MMMU – LLM Glossary

MMMU (Yue et al., 2023) evaluates multimodal large language models on tasks from university-level exams and textbooks across 183 subjects in 6 disciplines. Unlike image captioning benchmarks, MMMU requires joint visual and textual reasoning — reading a circuit diagram, interpreting a medical image, or parsing a mathematical graph while answering a discipline-specific question.

Structure

Property	Detail
Questions	11,500 (multi-choice and open-ended)
Subjects	183 across Art & Design, Business, Science, Health & Medicine, Humanities, Tech & Engineering
Image types	Charts, diagrams, tables, photographs, equations, maps, schematics
Metric	Accuracy (%)
Scope	College entrance to postgraduate level

Why Multimodal Benchmarks Matter

Text-only benchmarks like MMLU cannot evaluate the fastest-growing LLM capability: understanding images, diagrams, tables, and documents.

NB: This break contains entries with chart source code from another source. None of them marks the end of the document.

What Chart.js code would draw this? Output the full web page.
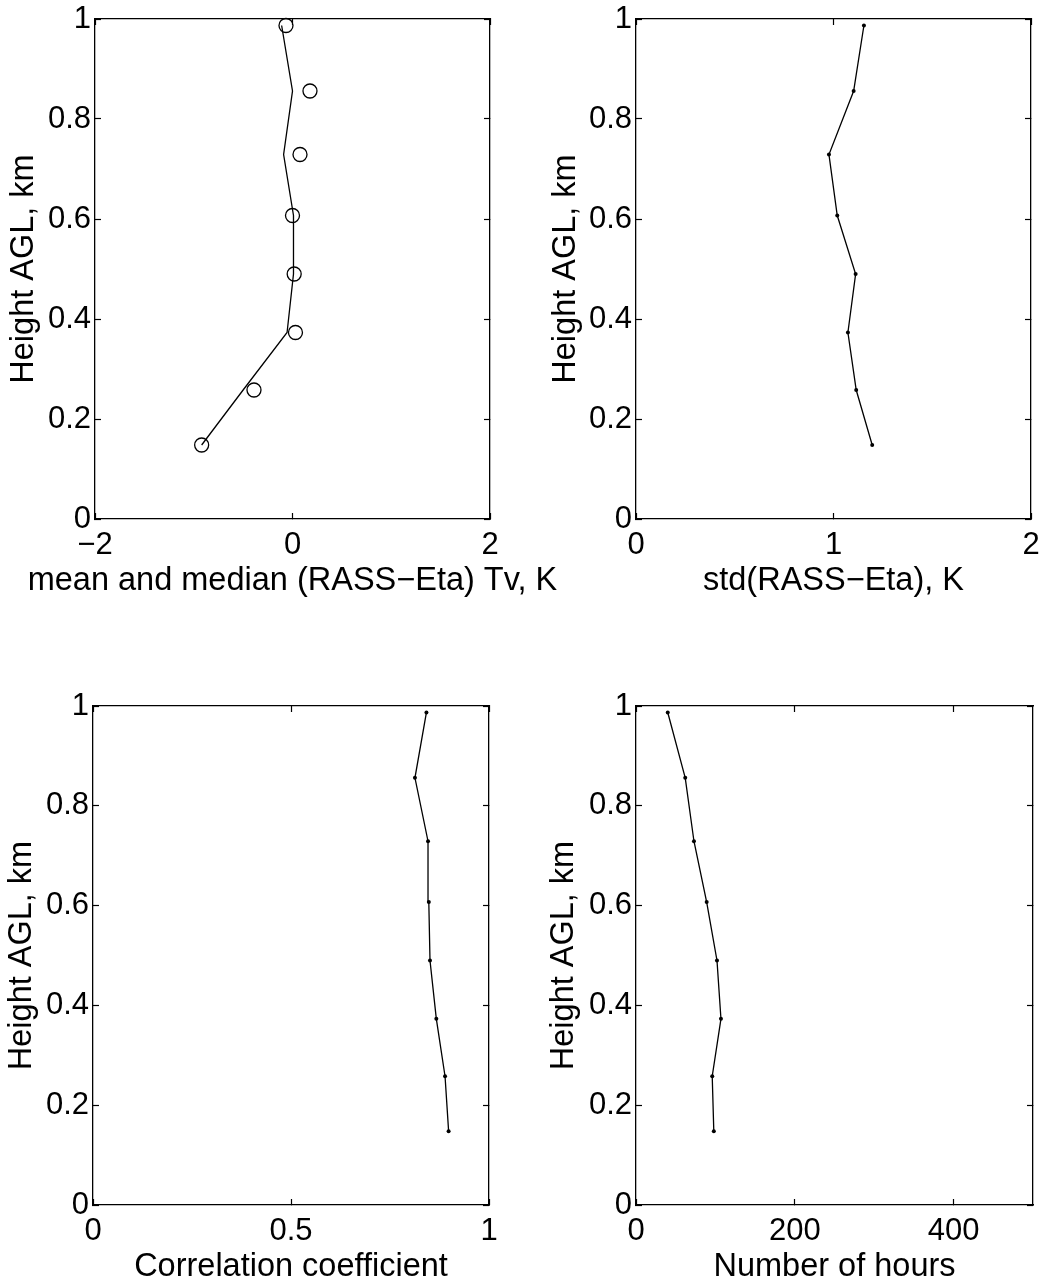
<!DOCTYPE html>
<html>
<head>
<meta charset="utf-8">
<script src="https://cdn.jsdelivr.net/npm/chart.js@4.4.1/dist/chart.umd.min.js"></script>
<style>
  html, body { margin: 0; padding: 0; background: #fff; }
  #page { position: relative; width: 1042px; height: 1280px; overflow: hidden; background: #fff; }
  #page canvas { position: absolute; }
</style>
</head>
<body>
<div id="page">
  <canvas id="meanChart"></canvas>
  <canvas id="stdChart"></canvas>
  <canvas id="corrChart"></canvas>
  <canvas id="hoursChart"></canvas>
</div>
<script>
// range gate heights, km AGL (bottom -> top)
const heights = [0.148, 0.258, 0.373, 0.49, 0.607, 0.729, 0.856, 0.987];

// RASS - Eta statistics at each height
const meanDiff   = [-0.92, -0.50, -0.055, 0.01, 0.01, -0.09, 0.0, -0.11];
const medianDiff = [-0.92, -0.39, 0.03, 0.017, 0.0, 0.076, 0.177, -0.066];
const stdDiff    = [1.196, 1.115, 1.073, 1.112, 1.019, 0.977, 1.102, 1.154];
const corrCoef   = [0.898, 0.889, 0.867, 0.851, 0.848, 0.846, 0.813, 0.842];
const nHours     = [98, 96, 107, 102, 89, 73, 62, 40];

// axis ranges and tick labels
const heightRange = [0, 1];
const heightTicks = [0, 0.2, 0.4, 0.6, 0.8, 1];
const meanRange   = [-2, 2];
const meanTicks   = [-2, 0, 2];
const stdRange    = [0, 2];
const stdTicks    = [0, 1, 2];
const corrRange   = [0, 1];
const corrTicks   = [0, 0.5, 1];
const hoursRange  = [0, 500];
const hoursTicks  = [0, 200, 400];

const FONT = '"Liberation Sans", Arial, Helvetica, sans-serif';
Chart.defaults.font.family = FONT;
Chart.defaults.color = '#000';

const TICK_FONT = { size: 31 };
const TITLE_FONT = { size: 32.5, weight: 'normal' };
const X_AXIS_H = 42.5;            // room for x tick labels
const TITLE_BOX_H = 32.5 * 1.2;   // one line of the x title

function toPoints(values) {
  return values.map((v, i) => ({ x: v, y: heights[i] }));
}

// MATLAB style inward ticks on all four sides
function frameGrid() {
  return { display: true, drawOnChartArea: false, drawTicks: true,
           tickLength: -6, tickWidth: 1.2, tickColor: '#000' };
}
const frameBorder = { display: true, color: '#000', width: 1.3 };

function fixedTicks(list) {
  return function (scale) { scale.ticks = list.map(v => ({ value: v })); };
}

function fixSize(prop, size) {
  return function (scale) {
    scale[prop] = size;
    scale.paddingTop = 0; scale.paddingBottom = 0;
    scale.paddingLeft = 0; scale.paddingRight = 0;
  };
}

// plain labels: "1" not "1.0", real minus sign
const tickLabel = v => String(v).replace('-', '\u2212');

function makePanel(id, box, plot, xRange, xTicks, xTitle, datasets) {
  const canvas = document.getElementById(id);
  canvas.width = box.width;
  canvas.height = box.height;
  canvas.style.left = box.left + 'px';
  canvas.style.top = box.top + 'px';

  const leftW = plot.left - box.left;
  const rightW = box.left + box.width - plot.right;
  const topH = plot.top - box.top;
  const padBottom = box.top + box.height - plot.bottom - X_AXIS_H - TITLE_BOX_H;

  return new Chart(canvas, {
    type: 'scatter',
    data: { datasets: datasets },
    options: {
      responsive: false,
      animation: false,
      devicePixelRatio: 1,
      layout: { padding: { top: 0, left: 0, right: 0, bottom: padBottom } },
      scales: {
        x: {
          type: 'linear', position: 'bottom',
          min: xRange[0], max: xRange[1],
          afterBuildTicks: fixedTicks(xTicks),
          afterFit: fixSize('height', X_AXIS_H),
          ticks: { font: TICK_FONT, color: '#000', padding: 14, maxRotation: 0, autoSkip: false, callback: tickLabel },
          grid: frameGrid(), border: frameBorder
        },
        x2: {
          type: 'linear', axis: 'x', position: 'top',
          min: xRange[0], max: xRange[1],
          afterBuildTicks: fixedTicks(xTicks),
          afterFit: fixSize('height', topH),
          ticks: { display: false },
          grid: frameGrid(), border: frameBorder
        },
        y: {
          type: 'linear', position: 'left',
          min: heightRange[0], max: heightRange[1],
          afterBuildTicks: fixedTicks(heightTicks),
          afterFit: fixSize('width', leftW),
          ticks: { font: TICK_FONT, color: '#000', padding: 10, autoSkip: false, callback: tickLabel },
          title: { display: true, text: 'Height AGL, km', font: TITLE_FONT, color: '#000', padding: { top: 2.5, bottom: 0 } },
          grid: frameGrid(), border: frameBorder
        },
        y2: {
          type: 'linear', axis: 'y', position: 'right',
          min: heightRange[0], max: heightRange[1],
          afterBuildTicks: fixedTicks(heightTicks),
          afterFit: fixSize('width', rightW),
          ticks: { display: false },
          grid: frameGrid(), border: frameBorder
        }
      },
      plugins: {
        legend: { display: false },
        tooltip: { enabled: false },
        title: {
          display: true, position: 'bottom', text: xTitle,
          font: TITLE_FONT, color: '#000', padding: { top: 0, bottom: 0 }
        }
      }
    }
  });
}

function profileLine(values) {
  return {
    data: toPoints(values), showLine: true, clip: false,
    borderColor: '#000', borderWidth: 1.3,
    pointRadius: 2, pointBackgroundColor: '#000', pointBorderWidth: 0,
    xAxisID: 'x', yAxisID: 'y'
  };
}

// === mean (line) and median (circles) ===
makePanel('meanChart',
  { left: 2, top: 0, width: 581, height: 620 },
  { left: 95, right: 490, top: 19, bottom: 519 },
  meanRange, meanTicks, 'mean and median (RASS\u2212Eta) Tv, K',
  [{
    data: toPoints(meanDiff), showLine: true, clip: false,
    borderColor: '#000', borderWidth: 1.3, pointRadius: 0,
    xAxisID: 'x', yAxisID: 'y'
  }, {
    data: toPoints(medianDiff), showLine: false, clip: false,
    pointStyle: 'circle', pointRadius: 7,
    pointBorderColor: '#000', pointBackgroundColor: 'rgba(0,0,0,0)', pointBorderWidth: 1.3,
    xAxisID: 'x', yAxisID: 'y'
  }]);

// === standard deviation ===
makePanel('stdChart',
  { left: 544, top: 0, width: 579, height: 620 },
  { left: 636, right: 1031, top: 19, bottom: 519 },
  stdRange, stdTicks, 'std(RASS\u2212Eta), K',
  [profileLine(stdDiff)]);

// === correlation ===
makePanel('corrChart',
  { left: 0, top: 687, width: 582, height: 620 },
  { left: 93, right: 489, top: 706, bottom: 1205 },
  corrRange, corrTicks, 'Correlation coefficient',
  [profileLine(corrCoef)]);

// === number of hours ===
makePanel('hoursChart',
  { left: 542, top: 687, width: 585, height: 620 },
  { left: 636, right: 1033, top: 706, bottom: 1205 },
  hoursRange, hoursTicks, 'Number of hours',
  [profileLine(nHours)]);
</script>
</body>
</html>
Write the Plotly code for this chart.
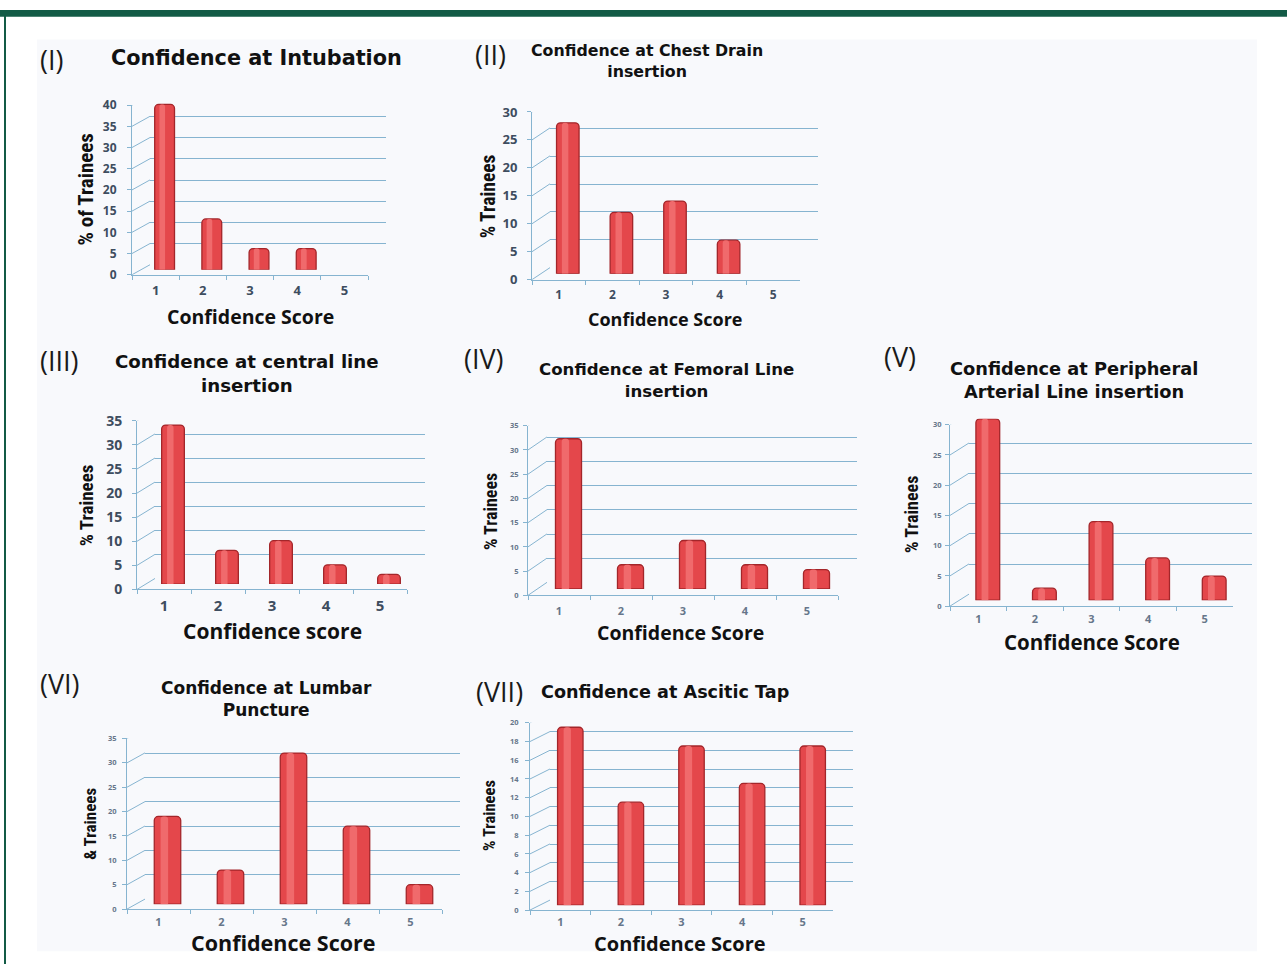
import plotly.graph_objects as go

W, H = 1287, 973

# ---- data -----------------------------------------------------------------
scores = ["1", "2", "3", "4", "5"]

intubation = [39, 12, 5, 5, 0]
chest_drain = [27, 11, 13, 6, 0]
central_line = [33, 7, 9, 4, 2]
femoral_line = [31, 5, 10, 5, 4]
arterial_line = [30, 2, 13, 7, 4]
lumbar_puncture = [18, 7, 31, 16, 4]
ascitic_tap = [19, 11, 17, 13, 17]

series = [intubation, chest_drain, central_line, femoral_line,
          arterial_line, lumbar_puncture, ascitic_tap]

y_max = [40, 30, 35, 35, 30, 35, 20]
y_step = [5, 5, 5, 5, 5, 5, 2]

panel_labels = ["(I)", "(II)", "(III)", "(IV)", "(V)", "(VI)", "(VII)"]
titles = [
    "Confidence at Intubation",
    "Confidence at Chest Drain<br>insertion",
    "Confidence at central line<br>insertion",
    "Confidence at Femoral Line<br>insertion",
    "Confidence at Peripheral<br>Arterial Line insertion",
    "Confidence at Lumbar<br>Puncture",
    "Confidence at Ascitic Tap",
]
y_titles = ["% of Trainees", "% Trainees", "% Trainees", "% Trainees",
            "% Trainees", "& Trainees", "% Trainees"]
x_titles = ["Confidence Score", "Confidence Score", "Confidence score",
            "Confidence Score", "Confidence Score", "Confidence Score",
            "Confidence Score"]

# ---- page geometry (pixels) -------------------------------------------------
# fx: front floor left/right, fy: top/zero of the value axis, d: depth offset
frames = [
    dict(fx=(132, 368), fy=(97, 270), d=(18, 10), tick=12, cat=13, gap=8, cgap=4,
         lab=(51, 50), title=(256, 49), tsize=20.8,
         yt=(86, 183), ytsize=21, xt=(250, 313), xtsize=19.5, faint=False),
    dict(fx=(532, 800), fy=(104, 275), d=(18, 12), tick=13, cat=12, gap=7, cgap=4,
         lab=(490, 45), title=(647, 52.5), tsize=15.8,
         yt=(488, 190), ytsize=19.5, xt=(665, 315), xtsize=18, faint=False),
    dict(fx=(137, 407), fy=(419, 591), d=(18, 11), tick=14, cat=15, gap=7, cgap=3,
         lab=(59, 357), title=(247, 370.5), tsize=18.2,
         yt=(86, 505), ytsize=19, xt=(272, 633), xtsize=21, faint=False),
    dict(fx=(528, 838), fy=(424, 597), d=(19, 13), tick=7.5, cat=11, gap=3, cgap=5,
         lab=(484, 355), title=(666, 377.5), tsize=16.6,
         yt=(490, 512), ytsize=18, xt=(680, 635), xtsize=19.5, faint=True),
    dict(fx=(950, 1233), fy=(423, 608), d=(19, 12), tick=7.5, cat=11, gap=2, cgap=3,
         lab=(900, 353), title=(1074, 377.5), tsize=17.8,
         yt=(912, 515), ytsize=18, xt=(1092, 645), xtsize=20.5, faint=True),
    dict(fx=(127, 442), fy=(743, 917), d=(18, 10), tick=7.5, cat=11, gap=4, cgap=3,
         lab=(60, 687), title=(266, 703), tsize=17,
         yt=(90, 830), ytsize=17, xt=(283, 951), xtsize=21.5, faint=True),
    dict(fx=(530, 833), fy=(727, 918), d=(20, 10), tick=7.5, cat=11, gap=5, cgap=2,
         lab=(499, 695), title=(665, 696), tsize=17.6,
         yt=(490, 822), ytsize=16.5, xt=(680, 952), xtsize=20, faint=True),
]

GRID = "#86b4d0"
BAR = "#e4474b"
BAR_EDGE = "#a3262a"
BAR_LIGHT = "#f06a6c"
TEXT_FONT = "Open Sans"
TITLE_FONT = "DejaVu Sans"
NARROW_FONT = "Liberation Sans Narrow, Roboto Condensed, Roboto"


def px_x(a, b):
    return [a / W, b / W]


def px_y(top, bottom):
    return [1 - bottom / H, 1 - top / H]


def ax_name(k):
    return "" if k == 1 else str(k)


fig = go.Figure()
layout = {}
shapes = []
annotations = []

for p, (vals, fr) in enumerate(zip(series, frames)):
    back, bars, front = 3 * p + 1, 3 * p + 2, 3 * p + 3
    fx0, fx1 = fr["fx"]
    ftop, fzero = fr["fy"]
    dx, dy = fr["d"]
    ymax, step = y_max[p], y_step[p]
    yticks = list(range(0, ymax + 1, step))
    tick_col = "#66768a" if fr["faint"] else "#3e4d5f"

    # back wall: horizontal gridlines
    layout["xaxis" + ax_name(back)] = dict(
        domain=px_x(fx0 + dx, fx1 + dx), anchor="y" + ax_name(back),
        type="category", categoryarray=scores, range=[-0.5, 4.5],
        showgrid=False, showline=False, zeroline=False, showticklabels=False,
        ticks="", fixedrange=True)
    layout["yaxis" + ax_name(back)] = dict(
        domain=px_y(ftop - dy, fzero - dy), anchor="x" + ax_name(back),
        range=[-0.0005 * ymax, ymax * 1.0005], tickvals=yticks,
        showgrid=True, gridcolor=GRID, gridwidth=1, showline=False,
        zeroline=False, showticklabels=False, ticks="", fixedrange=True)
    fig.add_trace(go.Scatter(x=scores, y=vals, mode="none", hoverinfo="skip",
                             showlegend=False, xaxis="x" + ax_name(back),
                             yaxis="y" + ax_name(back)))

    # columns, placed halfway into the depth of the box
    layout["xaxis" + ax_name(bars)] = dict(
        domain=px_x(fx0 + dx / 2, fx1 + dx / 2), anchor="y" + ax_name(bars),
        type="category", categoryarray=scores, range=[-0.5, 4.5],
        visible=False, fixedrange=True)
    layout["yaxis" + ax_name(bars)] = dict(
        domain=px_y(ftop - dy / 2, fzero - dy / 2), anchor="x" + ax_name(bars),
        range=[0, ymax], visible=False, fixedrange=True)
    edge_w = [1.3 if v > 0 else 0 for v in vals]
    fig.add_trace(go.Bar(
        x=scores, y=vals, width=0.42, showlegend=False,
        marker=dict(color=BAR, line=dict(color=BAR_EDGE, width=edge_w),
                    cornerradius=4),
        xaxis="x" + ax_name(bars), yaxis="y" + ax_name(bars)))
    fig.add_trace(go.Bar(
        x=scores, y=vals, width=0.12, offset=-0.11, showlegend=False,
        marker=dict(color=BAR_LIGHT, line=dict(width=0), cornerradius=3),
        hoverinfo="skip",
        xaxis="x" + ax_name(bars), yaxis="y" + ax_name(bars)))

    # front edge: value axis, category labels, floor
    layout["xaxis" + ax_name(front)] = dict(
        domain=px_x(fx0, fx1), anchor="y" + ax_name(front),
        type="category", categoryarray=scores, range=[-0.5, 4.5],
        tickson="boundaries", ticks="outside", ticklen=4, tickcolor=GRID,
        showline=True, linecolor=GRID, linewidth=1, showgrid=False,
        zeroline=False, ticklabelstandoff=fr["cgap"],
        tickfont=dict(family=TEXT_FONT, size=fr["cat"], color=tick_col,
                      weight="bold"),
        fixedrange=True)
    layout["yaxis" + ax_name(front)] = dict(
        domain=px_y(ftop, fzero), anchor="x" + ax_name(front),
        range=[0, ymax], tickvals=yticks, ticks="outside", ticklen=4,
        tickcolor=GRID, showline=True, linecolor=GRID, linewidth=1,
        showgrid=False, zeroline=False, ticklabelstandoff=fr["gap"],
        tickfont=dict(family=TEXT_FONT, size=fr["tick"], color=tick_col,
                      weight="bold"),
        fixedrange=True)
    fig.add_trace(go.Scatter(x=scores, y=vals, mode="none", hoverinfo="skip",
                             showlegend=False, xaxis="x" + ax_name(front),
                             yaxis="y" + ax_name(front)))

    # side-wall gridlines running from each tick back to the rear wall
    for v in yticks:
        shapes.append(dict(
            type="line", xref="x" + ax_name(front), yref="y" + ax_name(front),
            xsizemode="pixel", ysizemode="pixel", xanchor=-0.5, yanchor=v,
            x0=0, y0=0, x1=dx, y1=dy, line=dict(color=GRID, width=1)))
    # right-hand edge of the floor
    shapes.append(dict(
        type="line", xref="x" + ax_name(front), yref="y" + ax_name(front),
        xsizemode="pixel", ysizemode="pixel", xanchor=4.5, yanchor=0,
        x0=0, y0=0, x1=dx, y1=dy, line=dict(color=GRID, width=1)))

    # texts
    lx, ly = fr["lab"]
    annotations.append(dict(
        text=panel_labels[p], x=lx / W, y=1 - ly / H, xref="paper", yref="paper",
        xanchor="center", yanchor="middle", showarrow=False,
        font=dict(family=TEXT_FONT, size=27, color="#1a1a1a")))
    tx, ty = fr["title"]
    annotations.append(dict(
        text=titles[p], x=tx / W, y=1 - ty / H, xref="paper", yref="paper",
        xanchor="center", yanchor="middle", showarrow=False, align="center",
        font=dict(family=TITLE_FONT, size=fr["tsize"], color="#111111",
                  weight="bold")))
    yx, yy = fr["yt"]
    annotations.append(dict(
        text=y_titles[p], x=yx / W, y=1 - yy / H, xref="paper", yref="paper",
        xanchor="center", yanchor="middle", showarrow=False, textangle=-90,
        font=dict(family=NARROW_FONT, size=fr["ytsize"], color="#111111",
                  weight="bold")))
    xx, xy = fr["xt"]
    annotations.append(dict(
        text=x_titles[p], x=xx / W, y=1 - xy / H, xref="paper", yref="paper",
        xanchor="center", yanchor="middle", showarrow=False,
        font=dict(family=TEXT_FONT, size=fr["xtsize"], color="#111111",
                  weight="bold")))

# page frame: pale panel, green band on top and thin green rule on the left
frame_shapes = [
    dict(type="rect", xref="paper", yref="paper", x0=37 / W, x1=1257 / W,
         y0=1 - 960 / H, y1=1 - 30 / H, fillcolor="#f8f9fc",
         line=dict(width=0), layer="below"),
    dict(type="rect", xref="paper", yref="paper", x0=0, x1=1, y0=1 - 7 / H,
         y1=1, fillcolor="#135b46", line=dict(width=0), layer="above"),
    dict(type="rect", xref="paper", yref="paper", x0=4 / W, x1=6 / W, y0=0,
         y1=1, fillcolor="#135b46", line=dict(width=0), layer="above"),
]

fig.update_layout(
    width=W, height=H, autosize=False,
    margin=dict(l=0, r=0, t=0, b=0),
    paper_bgcolor="white", plot_bgcolor="rgba(0,0,0,0)",
    barmode="overlay", showlegend=False,
    shapes=frame_shapes + shapes, annotations=annotations,
    **layout)

fig.write_html(
    "out.html",
    post_script="document.body.style.margin='0';"
                "document.body.style.overflow='hidden';")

MMMU is the primary benchmark for vision-language models (Gemini, GPT-4V, Claude-Sonnet-Vision, Qwen-VL, LLaVA), directly measuring whether a model can reason about visual information in professional contexts.

Scores

Model	Accuracy
Human expert	88.6%
Gemini 2.5 Pro	81.7%
GPT-4o	69.1%
Claude 3.5 Sonnet	70.4%
LLaVA-1.6 34B	51.1%
Random baseline	25%

Relation to On-Premise

Multimodal models (LLaVA, InternVL, Qwen-VL) can be run on-premise for document understanding, visual QA, and OCR workflows. MMMU scores help select the right model for your image-heavy on-premise use case — particularly for technical document processing where diagram comprehension is required.